Organized by New York's Metropolitan Museum of Art, "Rare Bird of Fashion" showcases Apfel's taste in more than 80 ensembles from her own wardrobe. They're arranged in themed displays that recall fashion-magazine spreads — a nightclub, a circus, a North African or Middle Eastern bazaar. It's a mix of haute couture, flea-market finds, and pieces brought back from adventures abroad.
Some outfits seem distinctly of their era, like a 1980s pink wool jacket with the signature poufy sleeves of that decade that Jules-François Crahay designed for Lanvin, or a circa 1968 pink silk organza baby-doll party dress from Nina Ricci. Others suggest how styles go in and out of fashion, like a 1960s Donald Brooks black feathered dress with a flapper vibe.

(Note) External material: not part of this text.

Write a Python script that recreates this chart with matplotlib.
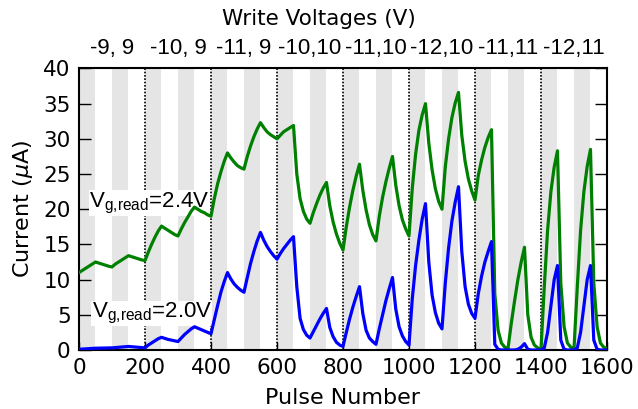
import numpy as np
import matplotlib
matplotlib.use('Agg')
import matplotlib.pyplot as plt
from matplotlib import rcParams

rcParams['font.family'] = ['DejaVu Sans']
rcParams['mathtext.fontset'] = 'custom'
rcParams['mathtext.rm'] = 'Liberation Sans'
rcParams['mathtext.it'] = 'DejaVu Sans:italic'

# pulse index (every 10 pulses)
pulse = np.arange(0, 1601, 10)

# read current (uA) at Vg,read = 2.4 V
green_24 = [11.0,
    11.3, 11.6, 11.9, 12.2, 12.5,   12.35, 12.2, 12.05, 11.9, 11.8,
    12.2, 12.5, 12.8, 13.1, 13.4,   13.25, 13.1, 12.95, 12.8, 12.7,
    13.9, 15.0, 16.0, 16.9, 17.6,   17.3, 17.0, 16.7, 16.4, 16.2,
    17.2, 18.1, 18.9, 19.7, 20.3,   20.0, 19.7, 19.5, 19.2, 19.0,
    21.5, 23.6, 25.3, 26.8, 28.0,   27.3, 26.7, 26.2, 25.9, 25.7,
    27.5, 29.0, 30.3, 31.4, 32.3,   31.6, 31.0, 30.6, 30.3, 30.0,
    30.5, 31.0, 31.3, 31.6, 31.9,   25.0, 21.5, 19.7, 18.6, 18.0,
    19.5, 20.8, 22.0, 23.0, 23.8,   20.5, 18.2, 16.5, 15.2, 14.2,
    17.5, 20.3, 22.7, 24.7, 26.4,   22.7, 19.9, 17.8, 16.4, 15.5,
    19.0, 21.7, 23.9, 25.8, 27.5,   23.4, 20.5, 18.5, 17.2, 16.2,
    23.0, 27.8, 31.2, 33.4, 35.0,   29.4, 25.6, 22.9, 21.1, 20.0,
    26.0, 30.0, 33.0, 35.1, 36.6,   30.5, 26.8, 24.3, 22.6, 21.3,
    24.8, 27.0, 28.8, 30.2, 31.3,   8.0, 2.8, 1.0, 0.4, 0.2,
    3.8, 7.0, 10.0, 12.5, 14.6,     5.0, 1.8, 0.7, 0.3, 0.1,
    9.0, 17.0, 22.5, 26.0, 28.3,    9.5, 3.3, 1.0, 0.4, 0.2,
    9.0, 17.0, 22.5, 26.1, 28.5,    9.5, 3.3, 1.0, 0.4, 0.2]

# read current (uA) at Vg,read = 2.0 V
blue_20 = [0.1,
    0.13, 0.16, 0.19, 0.22, 0.25,   0.26, 0.27, 0.28, 0.29, 0.3,
    0.34, 0.38, 0.42, 0.46, 0.5,    0.46, 0.42, 0.38, 0.34, 0.3,
    0.7, 1.0, 1.3, 1.6, 1.8,        1.65, 1.5, 1.4, 1.3, 1.2,
    1.7, 2.2, 2.6, 3.0, 3.3,        3.1, 2.9, 2.7, 2.5, 2.3,
    4.3, 6.3, 8.2, 9.7, 11.0,       10.1, 9.4, 8.9, 8.5, 8.2,
    10.3, 12.3, 14.0, 15.5, 16.7,   15.6, 14.7, 14.0, 13.4, 12.9,
    13.7, 14.4, 15.0, 15.6, 16.1,   9.0, 4.5, 2.9, 2.1, 1.7,
    2.6, 3.5, 4.4, 5.2, 5.9,        3.2, 1.9, 1.1, 0.7, 0.5,
    2.5, 4.4, 6.1, 7.6, 9.0,        5.2, 2.8, 1.7, 1.2, 0.8,
    3.0, 5.0, 7.0, 8.7, 10.3,       5.8, 3.3, 2.0, 1.2, 0.7,
    7.3, 12.0, 15.6, 18.6, 20.8,    12.5, 7.8, 5.3, 3.8, 3.0,
    9.5, 14.5, 18.3, 21.0, 23.2,    14.0, 9.0, 6.5, 5.2, 4.5,
    8.0, 10.5, 12.5, 14.0, 15.4,    0.8, 0.1, 0.0, 0.0, 0.0,
    0.0, 0.0, 0.1, 0.4, 0.9,        0.1, 0.0, 0.0, 0.0, 0.0,
    0.3, 2.5, 6.3, 10.0, 12.0,      1.4, 0.1, 0.0, 0.0, 0.0,
    0.3, 2.5, 6.3, 10.0, 12.0,      1.4, 0.1, 0.0, 0.0, 0.0]

write_labels = ['-9, 9', '-10, 9', '-11, 9', '-10,10', '-11,10', '-12,10', '-11,11', '-12,11']
write_centers = [100, 300, 500, 700, 900, 1100, 1300, 1500]
boundaries = [200, 400, 600, 800, 1000, 1200, 1400]

fig = plt.figure(figsize=(6.38, 4.09), dpi=100)
ax = fig.add_axes([0.1238, 0.1443, 0.8276, 0.6883])

# shaded pulse windows
for s in range(0, 1600, 100):
    ax.axvspan(s, s + 50, color='#e5e5e5', lw=0, zorder=0)
for b in boundaries:
    ax.axvline(b, color='k', ls=(0, (1, 1)), lw=1.2, zorder=1)

ax.plot(pulse, green_24, color='green', lw=2.3, zorder=3)
ax.plot(pulse, blue_20, color='blue', lw=2.3, zorder=3)

box = dict(facecolor='white', edgecolor='none', pad=0.2)
ax.text(30, 20.3, r'V$_{\mathrm{g{,}read}}$=2.4V', family='Liberation Sans', fontsize=16,
        va='baseline', bbox=box, zorder=2)
ax.text(38, 4.6, r'V$_{\mathrm{g{,}read}}$=2.0V', family='Liberation Sans', fontsize=16,
        va='baseline', bbox=box, zorder=2)

ax.set_xlim(0, 1600)
ax.set_ylim(0, 40)
ax.set_xticks(range(0, 1601, 200))
ax.set_yticks(range(0, 41, 5))
ax.tick_params(axis='both', direction='in', top=True, right=True, labelsize=15.5, width=1)
ax.tick_params(axis='y', length=8.5, pad=6)
ax.tick_params(axis='x', length=6, pad=6)
for sp in ax.spines.values():
    sp.set_linewidth(1.5)
ax.set_xlabel('Pulse Number', fontsize=16, labelpad=7)
ax.set_ylabel(r'Current ($\mu$A)', fontsize=16, labelpad=6)

ax2 = ax.twiny()
ax2.set_xlim(0, 1600)
ax2.set_xticks(write_centers)
ax2.set_xticklabels(write_labels, family='Liberation Sans', fontsize=16)
ax2.tick_params(axis='x', length=0, pad=7)
for sp in ax2.spines.values():
    sp.set_visible(False)

fig.text(0.5, 1 - 19 / 409, 'Write Voltages (V)', fontsize=15.5, ha='center', va='center')

fig.savefig('out.png', dpi=100)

Some are delightfully strange: a 1980s Carlo Ferrini black, white, and gray wool coat that looks as if it had been made of skinned sock monkeys; a 1990s Jean Paul Gaultier black-and-white plaid wool jumpsuit with white fur around the collar and cuff that looks like something a Who in Whoville might wear. And then there's a 1980s silk dupioni taffeta "cocoon wrap" by Lanvin that resembles an import from the Emerald City. Like many of the outfits here, it displays Apfel's taste for full tops and skinny legs.